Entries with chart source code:
□ □ □ □ □ □ □

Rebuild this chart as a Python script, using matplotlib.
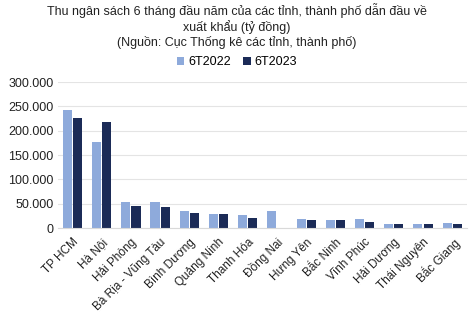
import numpy as np
import matplotlib.pyplot as plt
from matplotlib.ticker import FuncFormatter

plt.rcParams['font.family'] = ['Liberation Sans', 'DejaVu Sans']

provinces = ['TP HCM', 'Hà Nội', 'Hải Phòng', 'Bà Rịa - Vũng Tàu', 'Bình Dương',
             'Quảng Ninh', 'Thanh Hóa', 'Đồng Nai', 'Hưng Yên', 'Bắc Ninh',
             'Vĩnh Phúc', 'Hải Dương', 'Thái Nguyên', 'Bắc Giang']
thu_2022 = [242000, 176000, 53000, 53000, 34000, 28000, 26000, 35000, 18000, 16000,
            19000, 9000, 9000, 10500]
thu_2023 = [226000, 218000, 46000, 43000, 31000, 28000, 20000, 0, 16000, 15500,
            13000, 9000, 8000, 8000]
yticks = [0, 50000, 100000, 150000, 200000, 250000, 300000]

color_22 = '#8eaadb'
color_23 = '#1b2b57'

fig = plt.figure(figsize=(4.74, 3.18), dpi=100)
ax = fig.add_axes([0.122, 0.283, 0.863, 0.459])

x = np.arange(len(provinces))
w = 0.31
ax.bar(x - w / 2 - 0.02, thu_2022, w, color=color_22, label='6T2022')
ax.bar(x + w / 2 + 0.02, thu_2023, w, color=color_23, label='6T2023')

ax.set_ylim(0, 300000)
ax.set_xlim(-0.5, len(provinces) - 0.5)
ax.set_yticks(yticks)
ax.yaxis.set_major_formatter(FuncFormatter(lambda v, p: f'{int(v):,}'.replace(',', '.')))
ax.grid(axis='y', color='#e4e4e4', lw=0.8)
ax.set_axisbelow(True)
for s in ['top', 'right', 'left']:
    ax.spines[s].set_visible(False)
ax.spines['bottom'].set_color('#d9d9d9')
ax.tick_params(axis='y', length=0, labelsize=9, colors='#222222', pad=3)
ax.tick_params(axis='x', length=0, labelsize=8.5, colors='#222222', pad=6)
ax.set_xticks(x)
ax.set_xticklabels(provinces, rotation=45, ha='right', rotation_mode='anchor')

fig.text(0.5, 0.99, 'Thu ngân sách 6 tháng đầu năm của các tỉnh, thành phố dẫn đầu về\n'
         'xuất khẩu (tỷ đồng)\n(Nguồn: Cục Thống kê các tỉnh, thành phố)',
         ha='center', va='top', fontsize=9, color='#222222', linespacing=1.2)
fig.legend(loc='center', bbox_to_anchor=(0.5, 0.805), ncol=2, frameon=False,
           fontsize=9, handlelength=0.6, handleheight=0.6, handletextpad=0.3,
           columnspacing=1.0)

fig.savefig('out.png', dpi=100)
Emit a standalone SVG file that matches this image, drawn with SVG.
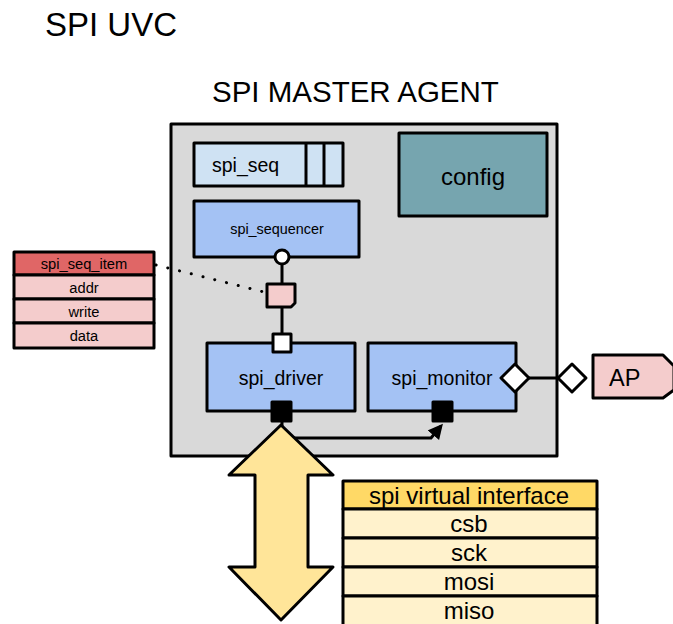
<svg xmlns="http://www.w3.org/2000/svg" width="673" height="624" viewBox="0 0 673 624">
<defs>
<style>
text{font-family:"Liberation Sans",Arial,sans-serif;fill:#000;}
.b{stroke:#000;stroke-width:3;stroke-linejoin:round;}
.c{text-anchor:middle;}
</style>
<marker id="ah" viewBox="0 0 10 10" refX="8" refY="5" markerWidth="5" markerHeight="5" orient="auto" markerUnits="strokeWidth">
<path d="M0,0 L10,5 L0,10 z" fill="#000"/>
</marker>
</defs>
<rect width="673" height="624" fill="#fff"/>
<text x="45" y="36" font-size="33">SPI UVC</text>
<text x="212" y="102" font-size="29.5">SPI MASTER AGENT</text>

<g id="agent"><rect class="b" x="171" y="124" width="386" height="332" fill="#d9d9d9"/></g>

<g id="spi_seq">
<rect class="b" x="194" y="143" width="149" height="43" fill="#cfe2f3"/>
<line class="b" x1="306" y1="143" x2="306" y2="186"/>
<line class="b" x1="324" y1="143" x2="324" y2="186"/>
<text x="212" y="172" font-size="19.5">spi_seq</text>
</g>

<g id="config">
<rect class="b" x="399" y="133" width="148" height="83" fill="#76a5af"/>
<text class="c" x="473" y="185" font-size="24">config</text>
</g>

<g id="spi_sequencer">
<rect class="b" x="194" y="201" width="165" height="56" fill="#a4c2f4"/>
<text class="c" x="277" y="234" font-size="14.4">spi_sequencer</text>
</g>

<g id="connectors">
<line x1="156" y1="265" x2="264" y2="292" stroke="#000" stroke-width="3" stroke-dasharray="0.1 12" stroke-linecap="round"/>
<line class="b" x1="282" y1="257" x2="282" y2="343"/>
<line class="b" x1="523" y1="378" x2="564" y2="378"/>
<path d="M282,422 L282,438 L431,438 L441,426" fill="none" stroke="#000" stroke-width="3" marker-end="url(#ah)"/>
</g>

<g id="seq_port"><circle class="b" cx="282" cy="257" r="7" fill="#fff"/></g>

<g id="item_note"><path class="b" d="M267,284 L295,284 L295,303 L291,307 L267,307 Z" fill="#f4cccc"/></g>

<g id="spi_seq_item">
<rect class="b" x="14" y="252" width="140" height="23" fill="#e06666"/>
<rect class="b" x="14" y="275" width="140" height="24" fill="#f4cccc"/>
<rect class="b" x="14" y="299" width="140" height="24" fill="#f4cccc"/>
<rect class="b" x="14" y="323" width="140" height="25" fill="#f4cccc"/>
<text class="c" x="84" y="269" font-size="14.7">spi_seq_item</text>
<text class="c" x="84" y="293" font-size="14.7">addr</text>
<text class="c" x="84" y="317" font-size="14.7">write</text>
<text class="c" x="84" y="341" font-size="14.7">data</text>
</g>

<g id="spi_driver">
<rect class="b" x="207" y="343" width="148" height="68" fill="#a4c2f4"/>
<text class="c" x="281" y="385" font-size="19.5">spi_driver</text>
<rect class="b" x="272" y="402" width="19" height="19" fill="#000"/>
</g>

<g id="drv_port"><rect class="b" x="273" y="334" width="18" height="18" fill="#fff"/></g>

<g id="spi_monitor">
<rect class="b" x="368" y="343" width="148" height="68" fill="#a4c2f4"/>
<text class="c" x="442" y="385" font-size="19.5">spi_monitor</text>
<rect class="b" x="433" y="402" width="19" height="19" fill="#000"/>
<path class="b" d="M515,364 L529,378 L515,392 L501,378 Z" fill="#fff"/>
</g>

<g id="ap">
<path class="b" d="M572,364 L586,378 L572,392 L558,378 Z" fill="#fff"/>
<path class="b" d="M593,355 L663,355 L674,366 L674,390 L663,398 L593,398 Z" fill="#f4cccc"/>
<text x="609" y="386" font-size="23.5">AP</text>
</g>

<g id="bus_arrow">
<path class="b" d="M281,425 L333,475 L308,475 L308,567 L333,567 L281,620 L229,567 L255,567 L255,475 L229,475 Z" fill="#ffe599"/>
</g>

<g id="vif">
<rect class="b" x="343" y="481" width="254" height="28" fill="#ffd966"/>
<rect class="b" x="343" y="509" width="254" height="29" fill="#fff2cc"/>
<rect class="b" x="343" y="538" width="254" height="29" fill="#fff2cc"/>
<rect class="b" x="343" y="567" width="254" height="29" fill="#fff2cc"/>
<rect class="b" x="343" y="596" width="254" height="30" fill="#fff2cc"/>
<text class="c" x="469" y="504" font-size="24">spi virtual interface</text>
<text class="c" x="469" y="532" font-size="24">csb</text>
<text class="c" x="469" y="561" font-size="24">sck</text>
<text class="c" x="469" y="590" font-size="24">mosi</text>
<text class="c" x="469" y="619" font-size="24">miso</text>
</g>
</svg>
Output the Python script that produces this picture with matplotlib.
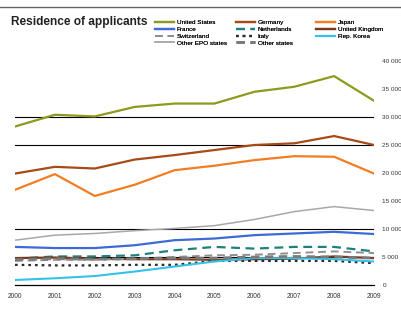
import matplotlib
matplotlib.use("Agg")
import matplotlib.pyplot as plt
from matplotlib.ticker import FuncFormatter

plt.rcParams['font.family'] = ['Liberation Sans', 'DejaVu Sans']

years = [2000, 2001, 2002, 2003, 2004, 2005, 2006, 2007, 2008, 2009]

united_states = [28300, 30400, 30100, 31800, 32400, 32400, 34500, 35400, 37300, 32900]
germany = [19900, 21100, 20800, 22400, 23200, 24100, 25000, 25300, 26600, 25000]
japan = [17000, 19800, 15900, 17900, 20500, 21300, 22300, 23000, 22900, 19900]
france = [6800, 6600, 6600, 7100, 8000, 8300, 8900, 9200, 9500, 9100]
netherlands = [4700, 5100, 5100, 5300, 6200, 6800, 6500, 6800, 6800, 6000]
united_kingdom = [4800, 4900, 4700, 4600, 4600, 4500, 4600, 4700, 5100, 4800]
switzerland = [4300, 4500, 4500, 4700, 5000, 5300, 5400, 5700, 6000, 5700]
italy = [3600, 3500, 3500, 3600, 3600, 4300, 4300, 4300, 4300, 3900]
rep_korea = [900, 1200, 1600, 2400, 3300, 4200, 4800, 4800, 4600, 4200]
other_epo = [8000, 8900, 9200, 9700, 10100, 10600, 11700, 13100, 14000, 13300]
other_states = [4500, 4700, 4600, 4700, 4800, 4800, 5000, 5100, 5000, 4800]

series_names = ["United States", "Germany", "Japan", "France", "Netherlands",
                "United Kingdom", "Switzerland", "Italy", "Rep. Korea",
                "Other EPO states", "Other states"]
gridline_values = [5000, 10000, 25000, 30000]
x_tick_labels = ["2000", "2001", "2002", "2003", "2004", "2005", "2006", "2007", "2008", "2009"]

W, H = 402, 309
fig = plt.figure(figsize=(W / 100, H / 100), dpi=100)
ax = fig.add_axes([15 / W, (H - 285) / H, (374 - 15) / W, (285 - 61) / H])

for g in gridline_values:
    ax.axhline(g, color="black", lw=0.8, zorder=1)

styles = {
    "United States": dict(color="#8c9a1e", lw=1.6, ls="-"),
    "Germany": dict(color="#a84a18", lw=1.6, ls="-"),
    "Japan": dict(color="#f27d22", lw=1.6, ls="-"),
    "France": dict(color="#3e6ad6", lw=1.6, ls="-"),
    "Netherlands": dict(color="#1f8080", lw=1.6, ls=(0, (4, 2.5))),
    "United Kingdom": dict(color="#7b3a1e", lw=1.6, ls="-"),
    "Switzerland": dict(color="#8f8f8f", lw=1.4, ls=(0, (4, 2.5))),
    "Italy": dict(color="#2a2a2a", lw=1.6, ls=(0, (1.2, 1.8))),
    "Rep. Korea": dict(color="#33c2e8", lw=1.5, ls="-"),
    "Other EPO states": dict(color="#a8a8a8", lw=1.1, ls="-"),
    "Other states": dict(color="#7a7a7a", lw=2.0, ls=(0, (3, 2))),
}
data = {
    "United States": united_states, "Germany": germany, "Japan": japan,
    "France": france, "Netherlands": netherlands, "United Kingdom": united_kingdom,
    "Switzerland": switzerland, "Italy": italy, "Rep. Korea": rep_korea,
    "Other EPO states": other_epo, "Other states": other_states,
}
handles = {}
for name in series_names:
    (h,) = ax.plot(years, data[name], zorder=3, **styles[name])
    handles[name] = h

ax.set_xlim(years[0], years[-1])
ax.set_ylim(0, 40000)
ax.set_xticks(years)
ax.set_xticklabels(x_tick_labels)
ax.set_yticks(range(0, 40001, 5000))
ax.yaxis.set_major_formatter(FuncFormatter(lambda v, p: f"{int(v):,}".replace(",", " ")))
ax.yaxis.tick_right()
ax.tick_params(axis="x", length=0, labelsize=4.8, colors="#333333", pad=6)
ax.tick_params(axis="y", length=0, labelsize=4.6, colors="#333333", pad=6)
for s in ["top", "left", "right"]:
    ax.spines[s].set_visible(False)
ax.spines["bottom"].set_color("black")
ax.spines["bottom"].set_linewidth(0.9)

fig.text(11 / W, 1 - 22 / H, "Residence of applicants", fontsize=8.6, fontweight="bold",
         va="center", ha="left", color="#222222")

columns = [
    (155, ["United States", "France", "Switzerland", "Other EPO states"]),
    (236, ["Germany", "Netherlands", "Italy", "Other states"]),
    (316, ["Japan", "United Kingdom", "Rep. Korea"]),
]
for xpix, names in columns:
    leg = fig.legend([handles[n] for n in names], names, loc="upper left",
                     bbox_to_anchor=(xpix / W, 1 - 20 / H), frameon=False, fontsize=4.6,
                     handlelength=2.9, handletextpad=0.5, labelspacing=0.2,
                     borderpad=0, borderaxespad=0)
    fig.add_artist(leg)

fig.add_artist(plt.Line2D([0, 1], [1 - 7 / H, 1 - 7 / H], transform=fig.transFigure,
                          color="#666666", lw=1.0))

fig.savefig("out.png", dpi=100)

□ □ □ □ □ □ □

**GIVEN REQUEST:**
Please quote the lines of the material, beginning with the first and ending with the one that contains "rotation=45, ha='right', rotation_mode='anchor')", exactly as written and without any pictures.

**ANSWER TO THIS PROBLEM:**
Rebuild this chart as a Python script, using matplotlib.
import numpy as np
import matplotlib.pyplot as plt
from matplotlib.ticker import FuncFormatter

plt.rcParams['font.family'] = ['Liberation Sans', 'DejaVu Sans']

provinces = ['TP HCM', 'Hà Nội', 'Hải Phòng', 'Bà Rịa - Vũng Tàu', 'Bình Dương',
             'Quảng Ninh', 'Thanh Hóa', 'Đồng Nai', 'Hưng Yên', 'Bắc Ninh',
             'Vĩnh Phúc', 'Hải Dương', 'Thái Nguyên', 'Bắc Giang']
thu_2022 = [242000, 176000, 53000, 53000, 34000, 28000, 26000, 35000, 18000, 16000,
            19000, 9000, 9000, 10500]
thu_2023 = [226000, 218000, 46000, 43000, 31000, 28000, 20000, 0, 16000, 15500,
            13000, 9000, 8000, 8000]
yticks = [0, 50000, 100000, 150000, 200000, 250000, 300000]

color_22 = '#8eaadb'
color_23 = '#1b2b57'

fig = plt.figure(figsize=(4.74, 3.18), dpi=100)
ax = fig.add_axes([0.122, 0.283, 0.863, 0.459])

x = np.arange(len(provinces))
w = 0.31
ax.bar(x - w / 2 - 0.02, thu_2022, w, color=color_22, label='6T2022')
ax.bar(x + w / 2 + 0.02, thu_2023, w, color=color_23, label='6T2023')

ax.set_ylim(0, 300000)
ax.set_xlim(-0.5, len(provinces) - 0.5)
ax.set_yticks(yticks)
ax.yaxis.set_major_formatter(FuncFormatter(lambda v, p: f'{int(v):,}'.replace(',', '.')))
ax.grid(axis='y', color='#e4e4e4', lw=0.8)
ax.set_axisbelow(True)
for s in ['top', 'right', 'left']:
    ax.spines[s].set_visible(False)
ax.spines['bottom'].set_color('#d9d9d9')
ax.tick_params(axis='y', length=0, labelsize=9, colors='#222222', pad=3)
ax.tick_params(axis='x', length=0, labelsize=8.5, colors='#222222', pad=6)
ax.set_xticks(x)
ax.set_xticklabels(provinces, rotation=45, ha='right', rotation_mode='anchor')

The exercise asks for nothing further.